Shogun Finance Ltd v Hudson  1 AC 919, per Lord Phillips of Worth Matravers at p.976:
 Lord Nicholls of Birkenhead and Lord Millett propose an elegant solution to this illogicality. Where two individuals deal with each other, by whatever medium, and agree terms of a contract, then a contract will be concluded between them, notwithstanding that one has deceived the other into thinking that he has the identity of a third party. In such a situation the contract will be voidable but not void. While they accept that this approach cannot be reconciled with Cundy v Lindsay 3 App Cas 459, they conclude that Cundy v Lindsay was wrongly decided and should no longer be followed.

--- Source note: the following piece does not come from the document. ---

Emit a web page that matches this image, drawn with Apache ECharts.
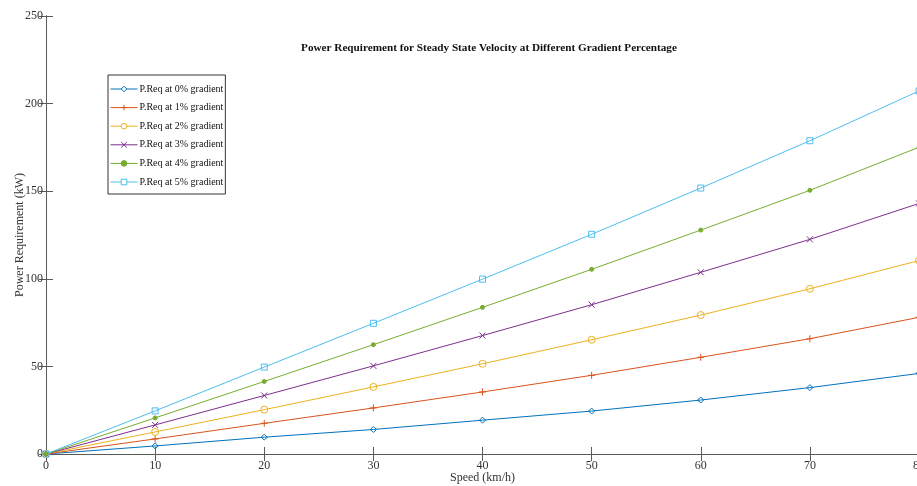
<!DOCTYPE html>
<html><head><meta charset="utf-8">
<script src="https://cdn.jsdelivr.net/npm/echarts@6/dist/echarts.min.js"></script>
<style>html,body{margin:0;padding:0;background:#fff}#c{width:917px;height:486px}</style>
</head><body><div id="c"></div>
<script>
const speeds = [0, 10, 20, 30, 40, 50, 60, 70, 80];
const seriesNames = ['P.Req at 0% gradient','P.Req at 1% gradient','P.Req at 2% gradient','P.Req at 3% gradient','P.Req at 4% gradient','P.Req at 5% gradient'];
const p0 = [0, 4.6, 9.6, 14, 19.3, 24.5, 30.8, 37.9, 46];
const p1 = [0, 8.6, 17.5, 26.3, 35.4, 44.9, 55.2, 65.8, 78];
const p2 = [0, 12.6, 25.3, 38.3, 51.5, 65.2, 79.3, 94.3, 110.4];
const p3 = [0, 16.6, 33.4, 50.3, 67.6, 85.2, 103.7, 122.5, 143];
const p4 = [0, 20.6, 41.4, 62.4, 83.7, 105.4, 127.8, 150.5, 175.1];
const p5 = [0, 24.6, 49.6, 74.6, 99.8, 125.4, 151.8, 178.8, 207.2];
const allSeries = [p0, p1, p2, p3, p4, p5];

const colors = ['#0072BD','#D95319','#EDB120','#7E2F8E','#77AC30','#4DBEEE'];
const symbols = [
  'diamond',
  'path://M5,0L5,10M0,5L10,5',
  'circle',
  'path://M0,0L10,10M10,0L0,10',
  'circle',
  'rect'
];
const symSizes = [6, 7, 7, 6, 4, 6];
const font = '"Liberation Serif", "Times New Roman", serif';
const axisCol = '#5a5a5a';

const chart = echarts.init(document.getElementById('c'), null, {renderer: 'canvas'});
const series = allSeries.map((vals, i) => ({
  name: seriesNames[i],
  type: 'line',
  xAxisIndex: 0, yAxisIndex: 0,
  data: speeds.map((s, k) => [s, vals[k]]),
  symbol: symbols[i],
  symbolSize: symSizes[i],
  showAllSymbol: true,
  lineStyle: {color: colors[i], width: 1},
  itemStyle: {color: i === 4 ? colors[i] : 'rgba(255,255,255,0)', borderColor: colors[i], borderWidth: 1},
  emphasis: {disabled: true},
  animation: false,
  z: 3
}));

const legendData = seriesNames.map((n, i) => ({
  name: n,
  itemStyle: {color: i === 4 ? colors[i] : '#fff', borderColor: colors[i], borderWidth: 1},
  lineStyle: {color: colors[i], width: 1}
}));

const yCommon = {type: 'value', min: 0, max: 250, interval: 50, splitLine: {show: false}};
const xCommon = {type: 'value', min: 0, max: 80, interval: 10, splitLine: {show: false}};

chart.setOption({
  animation: false,
  backgroundColor: '#fff',
  title: {
    text: 'Power Requirement for Steady State Velocity at Different Gradient Percentage',
    left: 484, top: 38, textAlign: 'center',
    textStyle: {fontFamily: font, fontSize: 11.2, fontWeight: 'bold', color: '#111'}
  },
  grid: {left: 46, top: 16, right: -2, bottom: 32, containLabel: false, outerBoundsMode: 'none'},
  legend: {
    orient: 'vertical', left: 108, top: 75,
    data: legendData,
    backgroundColor: '#fff', borderColor: '#333', borderWidth: 1,
    padding: [9, 2, 7, 2], itemGap: 8.6, itemWidth: 27, itemHeight: 7,
    lineStyle: {width: 1},
    itemStyle: {borderWidth: 1},
    textStyle: {fontFamily: font, fontSize: 10, color: '#111', padding: [0, 0, 0, -3]}
  },
  xAxis: [
    Object.assign({}, xCommon, {
      position: 'bottom',
      name: 'Speed (km/h)', nameLocation: 'middle', nameGap: 18, nameMoveOverlap: false,
      nameTextStyle: {fontFamily: font, fontSize: 12, color: '#333'},
      axisLine: {lineStyle: {color: axisCol, width: 1}},
      axisTick: {inside: true, length: 7, lineStyle: {color: axisCol}},
      axisLabel: {fontFamily: font, fontSize: 12, color: '#333', margin: 6}
    }),
    Object.assign({}, xCommon, {
      position: 'top',
      axisLine: {lineStyle: {color: axisCol, width: 1}},
      axisTick: {inside: true, length: 7, lineStyle: {color: axisCol}},
      axisLabel: {show: false}
    })
  ],
  yAxis: [
    Object.assign({}, yCommon, {
      position: 'left',
      name: 'Power Requirement (kW)', nameLocation: 'middle', nameGap: 20, nameMoveOverlap: false,
      nameTextStyle: {fontFamily: font, fontSize: 12, color: '#333'},
      axisLine: {show: true, lineStyle: {color: axisCol, width: 1}},
      axisTick: {show: true, inside: true, length: 7, lineStyle: {color: axisCol}},
      axisLabel: {fontFamily: font, fontSize: 12, color: '#333', margin: 3}
    }),
    Object.assign({}, yCommon, {
      position: 'right',
      axisLine: {show: true, lineStyle: {color: axisCol, width: 1}},
      axisTick: {show: true, inside: true, length: 7, lineStyle: {color: axisCol}},
      axisLabel: {show: false}
    })
  ],
  series: series
});
</script></body></html>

 While I was strongly attracted to this solution, I have found myself unable to adopt it. Cundy v Lindsay exemplifies the application by English law of the same approach to identifying the parties as is applied to identifying the terms of the contract. In essence this focuses on deducing the intention of the parties from their words and conduct. Where there is some form of personal contact between individuals who are conducting negotiations, this approach gives rise to problems. In such a situation I would favour the application of a strong presumption that each intends to contract with the other, with whom he is dealing. Where, however, the dealings are exclusively conducted in writing, there is no scope or need for such a presumption.